What's the break-even point where the spreadsheet approach stops making sense?
Around 2,500–3,000 invoices per month, the spreadsheet's performance starts degrading — not because formulas break, but because conditional formatting across thousands of rows becomes slow and the AP manager's exception review becomes a bottleneck. At that volume, you should be evaluating a mid-market AP automation platform. But here's the important nuance: the extraction step — the data-prep layer — continues to provide value regardless of what routing system sits downstream. You don't outgrow the extraction layer. You outgrow the spreadsheet routing layer and replace it with a platform, while the extraction step keeps feeding clean data into whatever system comes next.
What about the Collection Link — can suppliers submit invoices directly into this workflow?

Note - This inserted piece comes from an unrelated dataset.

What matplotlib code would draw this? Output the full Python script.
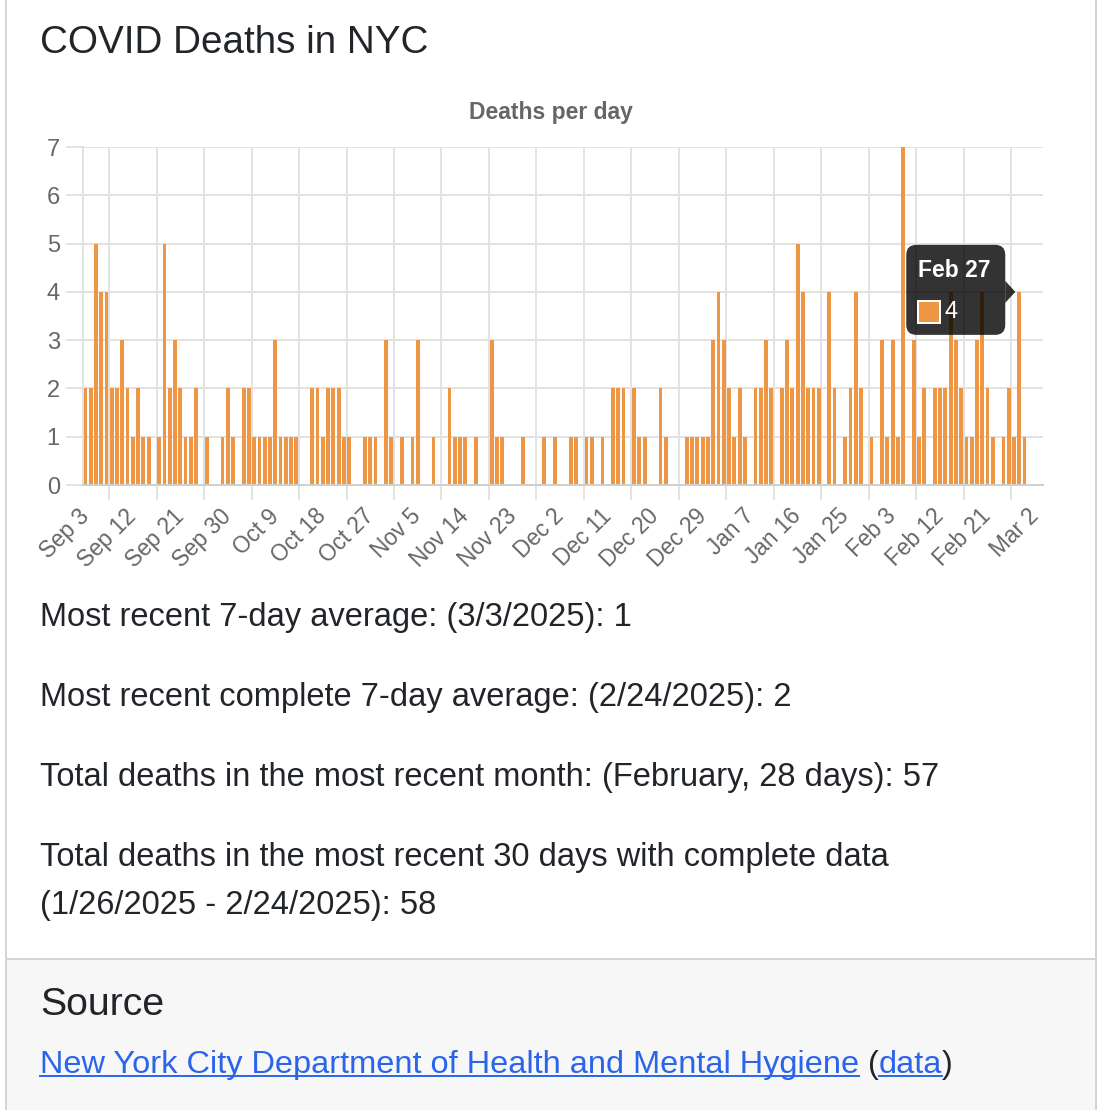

Yes. Instead of suppliers emailing PDFs to an AP inbox where they compete with every other email for attention, you can generate a dedicated Collection Link — a URL you share with vendors — where they upload invoices directly. Uploaded files enter your processing queue automatically, and the sender doesn't need an account or login. This eliminates the "invoice lost in someone's inbox" problem that AP teams on r/Accounting consistently cite as a top-three frustration, without requiring suppliers to adopt a portal or change their existing process. For AP teams receiving invoices from dozens of recurring vendors, this single change — centralizing intake — often reduces processing time more than any routing optimization.
The extraction layer isn't competing with your ERP. It's feeding it. And once that feed is clean and automated, the approval workflow that sits on top of it becomes a configuration exercise, not a transformation project.
Test It on Your Own Invoices
The fastest way to evaluate whether an extraction layer changes your AP workflow is to run your actual invoices through it — not a demo invoice, not a clean sample. Pick five invoices from five different suppliers. The ones with the weirdest formats. Define the columns your approvers need to see. If extraction handles those five without template setup, you've validated the core premise: the data-prep bottleneck can be automated without touching your ERP configuration, and the approval workflow you build downstream is limited only by how you structure your spreadsheet — not by what your ERP allows.